From: Hardy M. Cook (editor@ws.bowiestate.edu)
Date: 02/18/00


The Shakespeare Conference: SHK 11.0353  Friday, 18 February 2000.

[1]     From:   David Evett <d.evett@csuohio.edu>
        Date:   Thursday, 17 Feb 2000 13:30:11 -0500
        Subj:   Re: SHK 11.0342 Pound of Flesh

[2]     From:   Joseph Tate <jtate@u.washington.edu>
        Date:   Thursday, 17 Feb 2000 11:33:04 -0800
        Subj:   Re: SHK 11.0342 Pound of Flesh


[1]-----------------------------------------------------------------
From:           David Evett <d.evett@csuohio.edu>
Date:           Thursday, 17 Feb 2000 13:30:11 -0500
Subject: 11.0342 Pound of Flesh
Comment:        Re: SHK 11.0342 Pound of Flesh

> A colleague of mine, teaching _Merchant of Venice_, was recently asked
>by a student where the phrase "pound of flesh" came from.  Neither she,
>nor I, nor the other Shakespearean in the department could summon its
>etiology other than to hazard that it perhaps came from Shakespeare's
>own imagination.  Can anyone shed any light on this?

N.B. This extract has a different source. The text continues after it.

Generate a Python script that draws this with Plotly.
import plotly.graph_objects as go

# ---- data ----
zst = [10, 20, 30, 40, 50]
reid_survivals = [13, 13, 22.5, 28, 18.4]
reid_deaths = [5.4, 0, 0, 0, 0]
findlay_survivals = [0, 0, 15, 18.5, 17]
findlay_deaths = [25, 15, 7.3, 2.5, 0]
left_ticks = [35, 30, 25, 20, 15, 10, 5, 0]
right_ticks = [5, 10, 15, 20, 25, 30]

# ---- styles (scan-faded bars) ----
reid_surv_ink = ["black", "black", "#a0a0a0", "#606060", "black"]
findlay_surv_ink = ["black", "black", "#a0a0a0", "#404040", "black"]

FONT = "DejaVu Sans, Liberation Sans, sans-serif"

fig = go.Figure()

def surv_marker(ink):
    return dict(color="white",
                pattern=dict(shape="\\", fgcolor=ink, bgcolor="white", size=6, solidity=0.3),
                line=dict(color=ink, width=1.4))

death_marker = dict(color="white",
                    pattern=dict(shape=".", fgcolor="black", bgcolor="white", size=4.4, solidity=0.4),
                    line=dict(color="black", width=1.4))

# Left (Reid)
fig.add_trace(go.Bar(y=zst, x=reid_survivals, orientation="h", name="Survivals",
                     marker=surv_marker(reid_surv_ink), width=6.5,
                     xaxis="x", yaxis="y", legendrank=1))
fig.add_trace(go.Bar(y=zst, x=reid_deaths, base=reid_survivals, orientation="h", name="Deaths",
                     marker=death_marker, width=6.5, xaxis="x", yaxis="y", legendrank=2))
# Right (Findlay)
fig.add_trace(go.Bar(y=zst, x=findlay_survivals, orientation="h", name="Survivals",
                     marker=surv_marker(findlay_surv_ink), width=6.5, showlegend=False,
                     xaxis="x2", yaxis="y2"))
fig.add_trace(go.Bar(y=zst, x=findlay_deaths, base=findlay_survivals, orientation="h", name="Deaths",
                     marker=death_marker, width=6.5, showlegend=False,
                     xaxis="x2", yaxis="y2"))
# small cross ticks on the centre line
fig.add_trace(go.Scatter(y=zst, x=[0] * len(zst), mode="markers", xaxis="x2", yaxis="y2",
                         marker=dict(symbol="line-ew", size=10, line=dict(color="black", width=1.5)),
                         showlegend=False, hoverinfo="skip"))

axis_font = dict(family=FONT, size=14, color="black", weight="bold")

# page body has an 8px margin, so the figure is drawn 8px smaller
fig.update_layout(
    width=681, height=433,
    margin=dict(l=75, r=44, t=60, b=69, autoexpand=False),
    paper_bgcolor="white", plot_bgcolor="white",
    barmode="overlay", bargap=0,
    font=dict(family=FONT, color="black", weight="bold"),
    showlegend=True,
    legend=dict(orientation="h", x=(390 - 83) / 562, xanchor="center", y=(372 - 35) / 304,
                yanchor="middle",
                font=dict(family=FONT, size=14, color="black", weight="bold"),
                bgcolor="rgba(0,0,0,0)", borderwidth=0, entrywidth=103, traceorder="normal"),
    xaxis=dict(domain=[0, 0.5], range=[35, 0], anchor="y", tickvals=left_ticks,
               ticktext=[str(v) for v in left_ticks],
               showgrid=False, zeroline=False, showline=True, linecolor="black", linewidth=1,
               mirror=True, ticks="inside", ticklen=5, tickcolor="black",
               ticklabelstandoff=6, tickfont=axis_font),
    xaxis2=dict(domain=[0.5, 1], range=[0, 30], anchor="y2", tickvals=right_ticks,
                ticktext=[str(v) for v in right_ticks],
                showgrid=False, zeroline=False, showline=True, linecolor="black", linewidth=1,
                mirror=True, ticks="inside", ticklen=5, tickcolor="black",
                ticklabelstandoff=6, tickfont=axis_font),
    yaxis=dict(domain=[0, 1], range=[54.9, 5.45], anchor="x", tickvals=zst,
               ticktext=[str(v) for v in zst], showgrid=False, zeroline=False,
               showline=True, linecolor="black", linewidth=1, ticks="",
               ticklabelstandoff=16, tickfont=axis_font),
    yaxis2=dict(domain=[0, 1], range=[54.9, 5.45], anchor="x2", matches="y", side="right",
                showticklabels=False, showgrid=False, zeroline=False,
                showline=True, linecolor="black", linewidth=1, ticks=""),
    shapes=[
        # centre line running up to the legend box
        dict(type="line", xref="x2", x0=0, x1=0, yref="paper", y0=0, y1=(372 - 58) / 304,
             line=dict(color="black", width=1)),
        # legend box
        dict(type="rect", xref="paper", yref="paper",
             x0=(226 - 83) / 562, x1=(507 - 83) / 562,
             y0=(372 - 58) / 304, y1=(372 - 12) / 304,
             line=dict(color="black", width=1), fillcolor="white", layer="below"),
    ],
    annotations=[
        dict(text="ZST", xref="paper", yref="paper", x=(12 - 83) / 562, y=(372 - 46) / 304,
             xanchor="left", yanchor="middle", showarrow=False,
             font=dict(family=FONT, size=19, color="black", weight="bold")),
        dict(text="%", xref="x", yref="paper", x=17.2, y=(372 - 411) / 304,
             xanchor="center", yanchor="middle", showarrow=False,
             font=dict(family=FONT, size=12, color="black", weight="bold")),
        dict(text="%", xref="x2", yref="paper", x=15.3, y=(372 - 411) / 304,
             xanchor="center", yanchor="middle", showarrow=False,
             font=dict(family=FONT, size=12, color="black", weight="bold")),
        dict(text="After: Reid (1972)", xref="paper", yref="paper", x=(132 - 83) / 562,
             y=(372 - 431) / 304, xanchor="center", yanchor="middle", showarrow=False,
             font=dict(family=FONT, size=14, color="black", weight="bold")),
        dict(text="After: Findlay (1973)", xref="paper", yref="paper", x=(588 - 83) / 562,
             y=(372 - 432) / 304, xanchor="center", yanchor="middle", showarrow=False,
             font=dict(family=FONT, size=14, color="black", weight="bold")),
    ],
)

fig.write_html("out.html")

It most likely comes from the play's putative source, Giuseppe
Fiorentino's Il Pecorone, of which there's a translation in the new
Arden edition of the play.

Carnally,
David Evett

[2]-------------------------------------------------------------
From:           Joseph Tate <jtate@u.washington.edu>
Date:           Thursday, 17 Feb 2000 11:33:04 -0800
Subject: 11.0342 Pound of Flesh
Comment:        Re: SHK 11.0342 Pound of Flesh

Shakespeare's "pound of flesh" may have come from declamation 95 in
Lazarus Piot's The Orator, a rhetoric manual  published in London by
Adam Islip in 1596.  Piot's work was a translation of Alexandre van den
Busche's work in French, Epitomes de cent histoires tragicques, a copy
of which is in the British Museum.  W. S. Howell's Logic and Rhetoric in
England, 1500-1700 (New York: Russell and Russell, Inc., 1961) provides
a brief account of declamation 95 which "concerns a Jew who lent a
Christian money, and was promised a pound of flesh from the Christian's
body if the debt was not paid on time" (337).

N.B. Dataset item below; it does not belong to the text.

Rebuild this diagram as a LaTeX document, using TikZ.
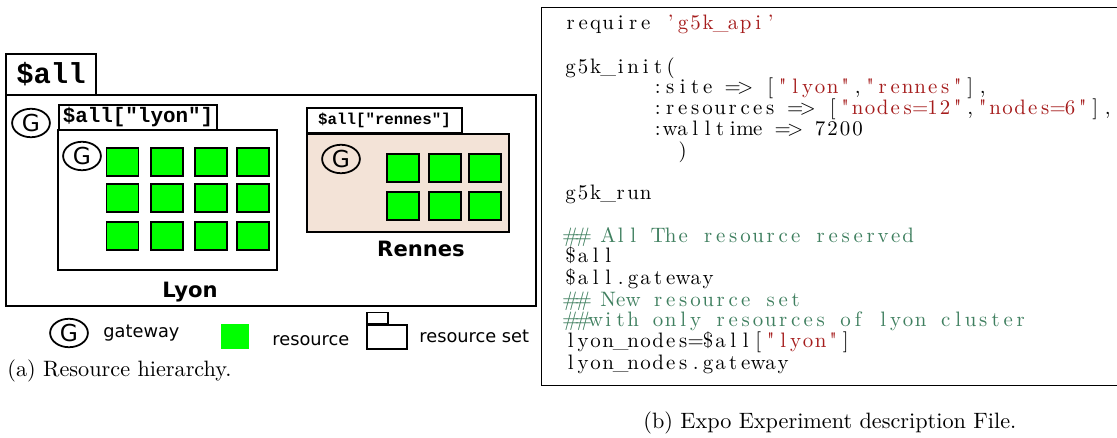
\documentclass[tikz,border=0pt]{standalone}
\usepackage{fontspec}
\newfontfamily\dejavu{DejaVu Sans}
\newfontfamily\cour{Liberation Mono}
\newfontfamily\codefont{lmroman10-regular.otf}[Ligatures=TeXOff]
\usetikzlibrary{shapes.geometric}
\definecolor{setfill}{RGB}{243,227,215}
\definecolor{resgreen}{RGB}{0,255,0}
\definecolor{codestr}{RGB}{165,28,28}
\definecolor{codecom}{RGB}{63,127,95}
\newlength{\codew}\setlength{\codew}{5.625pt}
\ExplSyntaxOn
\NewDocumentCommand{\codechars}{m}{\tl_map_inline:nn {#1} {\makebox[\codew]{##1}}}
\ExplSyntaxOff
\begin{document}
\begin{tikzpicture}[x=0.45pt,y=-0.45pt,gwstyle/.style={ellipse,draw,line width=0.8pt,inner sep=0pt,minimum width=17pt,minimum height=12.8pt,font=\dejavu\fontsize{10.5}{10.5}\selectfont}]
		\tikzstyle{resbox}=[draw,line width=0.8pt,fill=resgreen,minimum width=14.4pt,minimum height=12.8pt,inner sep=0pt]
		\tikzstyle{setlbl}=[draw,line width=0.9pt,fill=white,inner sep=0pt]
		\tikzstyle{setbox}=[draw,line width=0.8pt,inner sep=0pt]
		\tikzstyle{sitename}=[anchor=base,inner sep=0pt,font=\dejavu\bfseries\fontsize{9.5}{9.5}\selectfont]
		\tikzstyle{legtext}=[anchor=base west,inner sep=0pt,font=\dejavu\fontsize{8}{8}\selectfont]
		\tikzstyle{codeline}=[anchor=base west,inner sep=0pt,font=\codefont\fontsize{9.4}{11}\selectfont]
		\useasboundingbox (0,0) rectangle (1117,438);
		
		% resource hierarchy
		\node[setbox,minimum width=238.5pt,minimum height=95pt] (allBox) at (271,200.5){};
		\node[setlbl,minimum width=40.5pt,minimum height=18.5pt,font=\cour\bfseries\fontsize{13}{13}\selectfont] (allLbl) at (51,74.5){\$all};
		\node[gwstyle] (gAll) at (31,123){G};
		
		\node[setbox,minimum width=98.5pt,minimum height=63pt] (lyonBox) at (167.5,200){};
		\node[setlbl,minimum width=71.1pt,minimum height=11.25pt,font=\cour\bfseries\fontsize{9.4}{9.4}\selectfont] (lyonLbl) at (138,117.5){\$all["lyon"]};
		\node[gwstyle] (gLyon) at (82,156){G};
		\foreach \x [count=\i] in {122.5,167,211,253}
		{\foreach \y [count=\j] in {162,198,236}
			\node[resbox] (ly\j\i) at (\x,\y){};}
		\node[sitename] (lyonTxt) at (190,298){Lyon};
		
		\node[setbox,fill=setfill,minimum width=90.9pt,minimum height=44.1pt] (rennesBox) at (408,183){};
		\node[setlbl,minimum width=69.75pt,minimum height=11.25pt,font=\cour\bfseries\fontsize{7.1}{7.1}\selectfont] (rennesLbl) at (384.5,120.5){\$all["rennes"]};
		\node[gwstyle] (gRennes) at (341,159){G};
		\foreach \x [count=\i] in {403,445,485}
		{\foreach \y [count=\j] in {168,206}
			\node[resbox] (rn\j\i) at (\x,\y){};}
		\node[sitename] (rennesTxt) at (421,257){Rennes};
		
		% legend
		\node[gwstyle] (gLeg) at (69,333){G};
		\node[legtext] (gLegTxt) at (103,338){gateway};
		\node[fill=resgreen,minimum width=12.6pt,minimum height=11.25pt,inner sep=0pt] (resLeg) at (235,336.5){};
		\node[legtext] (resLegTxt) at (272,345.5){resource};
		\node[draw,line width=0.6pt,minimum width=18pt,minimum height=10.8pt,inner sep=0pt] (setLeg) at (387,337){};
		\node[draw,line width=0.6pt,minimum width=9.45pt,minimum height=4.95pt,inner sep=0pt,anchor=south west] (setLegTab) at (setLeg.north west){};
		\node[legtext] (setLegTxt) at (419,343){resource set};
		
		\node[anchor=base west,inner sep=0pt] (capA) at (7,377){(a) Resource hierarchy.};
		
		% experiment file
		\node[draw,line width=0.5pt,minimum width=263pt,minimum height=170.1pt,inner sep=0pt,anchor=north west] (codeBox) at (541,7){};
		\node[codeline] (c1) at (564,30){\codechars{require~}\textcolor{codestr}{\codechars{\textquoteright g5k\_api\textquoteright}}};
		\node[codeline] (c2) at (564,74){\codechars{g5k\_init(}};
		\node[codeline] (c3) at (651,94){\codechars{:site~=>~[}\textcolor{codestr}{\codechars{"lyon"}}\codechars{,}\textcolor{codestr}{\codechars{"rennes"}}\codechars{],}};
		\node[codeline] (c4) at (651,115){\codechars{:resources~=>~[}\textcolor{codestr}{\codechars{"nodes=12"}}\codechars{,}\textcolor{codestr}{\codechars{"nodes=6"}}\codechars{],}};
		\node[codeline] (c5) at (651,136){\codechars{:walltime~=>~7200}};
		\node[codeline] (c6) at (676,158){\codechars{)}};
		\node[codeline] (c7) at (564,200){\codechars{g5k\_run}};
		\node[codeline,text=codecom] (c8) at (564,243){\codechars{\#\#~All~The~resource~reserved}};
		\node[codeline] (c9) at (564,263){\codechars{\$all}};
		\node[codeline] (c10) at (564,285){\codechars{\$all.gateway}};
		\node[codeline,text=codecom] (c11) at (564,307){\codechars{\#\#~New~resource~set}};
		\node[codeline,text=codecom] (c12) at (564,327){\codechars{\#\#with~only~resources~of~lyon~cluster}};
		\node[codeline] (c13) at (564,348){\codechars{lyon\_nodes=\$all[}\textcolor{codestr}{\codechars{"lyon"}}\codechars{]}};
		\node[codeline] (c14) at (564,370){\codechars{lyon\_nodes.gateway}};
		
		\node[anchor=base west,inner sep=0pt] (capB) at (643,428){(b) Expo Experiment description File.};
		
		\end{tikzpicture}
\end{document}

The text of Piot's translation contains a hundred such declamations
which were used as composition models for students to imitate in their
rhetorical training and each "contains a speech made in accusation and a
speech made in reply" (336).  My library catalogue shows it is available
on microfilm, but I've yet to look at it myself.